Europe imports 80% of the gas and 95% of the oil it consumes. Worse still, the EU imports oil and gas from notoriously dirty suppliers. Gas produced in Europe has a very low average flaring intensity of just 0.11%, compared with the global average of 3.2%, but Europe gets about half of its gas from Russia (3.5%), Algeria (10%), Nigeria (16%) and Libya (54%).

Europe’s imported oil also has worryingly high flaring rates. Capterio estimates that the embedded flaring intensity of EU oil imports is 7.2 cubic metres per barrel (m3/barrel), since the EU buys most of its oil from Russia, West Africa and the Middle East – all flaring hotspots.
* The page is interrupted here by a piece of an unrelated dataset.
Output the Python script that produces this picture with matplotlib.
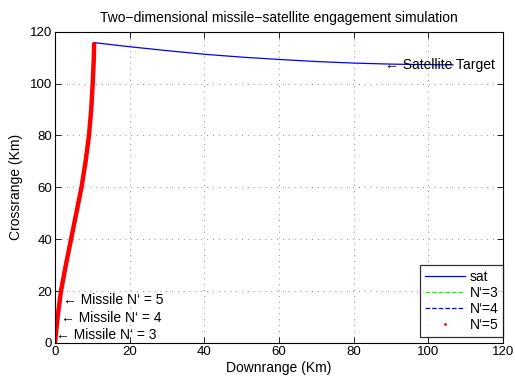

The global average is 5.1m3/barrel, while oil produced in the EU flares just 1.3m3/barrel on average.

A methane border tax à la CBAM

Flaring is both a methane and carbon problem, because inefficient combustion of gas at the flare tip releases unburned methane directly into the atmosphere, and because methane has a greenhouse intensity 82.5 times that of CO2 over a 20-year period, the total global warming impact of a flare stack increases by a whopping 194% with just a 3% methane slip.

The Commission knows this but has refrained from imposing European standards on overseas suppliers. This stands in stark contrast to its proposal for a Carbon Border Adjustment Mechanism (CBAM), which will force a carbon levy on imports of key goods equivalent to the prevailing price of allowances in the EU Emissions Trading System (ETS) unless a similar CO2 price was paid in the country of origin.

The CBAM will initially apply only to cement, iron and steel, aluminium, fertilisers and electricity, but it is expected to be widened to other energy imports over time. Raising the carbon bar on imports is a means of exporting EU emissions standards, and there are indications that the CBAM has prompted Russia to consider its own carbon tax.

So why not also pursue a methane border tax? In a word: data, or lack thereof. The EU’s legislative proposal on methane takes on this problem. It will establish a global methane monitoring tool based on satellite data, and a methane transparency database. Non-EU energy suppliers will be mandated to tell EU officials how much methane is embedded in their products and whether these have been independently verified.

Methane is a known unknown for the EU and filling in the blanks makes sense. You cannot tackle a problem effectively without knowing who the worst culprits are, or where they are located. However, it is a missed opportunity to legislate on methane without making a bold statement of intent to go after dirty operators as soon as the data is in.

This view is shared by the vast majority of stakeholders consulted by the Commission in formulating the legislation: 72% of respondents said energy imports should be forced to meet strict EU methane limits to create a level playing field. The Commission’s response was to insert a review clause allowing it to “impose more stringent measures on importers once better global methane emission data are available”.

There is no concrete timetable on when that might happen, if ever. The legislation says the Commission will review the legislation every five years, with Acer – the EU’s body of energy regulators – to advise on technical amendments every three years. Getting internal EU alignment on the best path forward could delay things further, pushing the prospect of a methane levy into the late 2020s or beyond.

That is another missed opportunity, because European companies could be exporting their methane detection technology and know-how to countries that really need it, perhaps with EU financial support. This might even be recouped from the proceeds of the levy once it is introduced, assuming not all importers achieve 100% compliance off the bat.

All this remains a distant prospect. In the meantime, oil and gas production within the EU will be shouldered with the added cost of methane leak detection and repair, while the EU waives through energy imports from countries that flare and vent vast amounts of gas unpenalised. This needs to change, fast.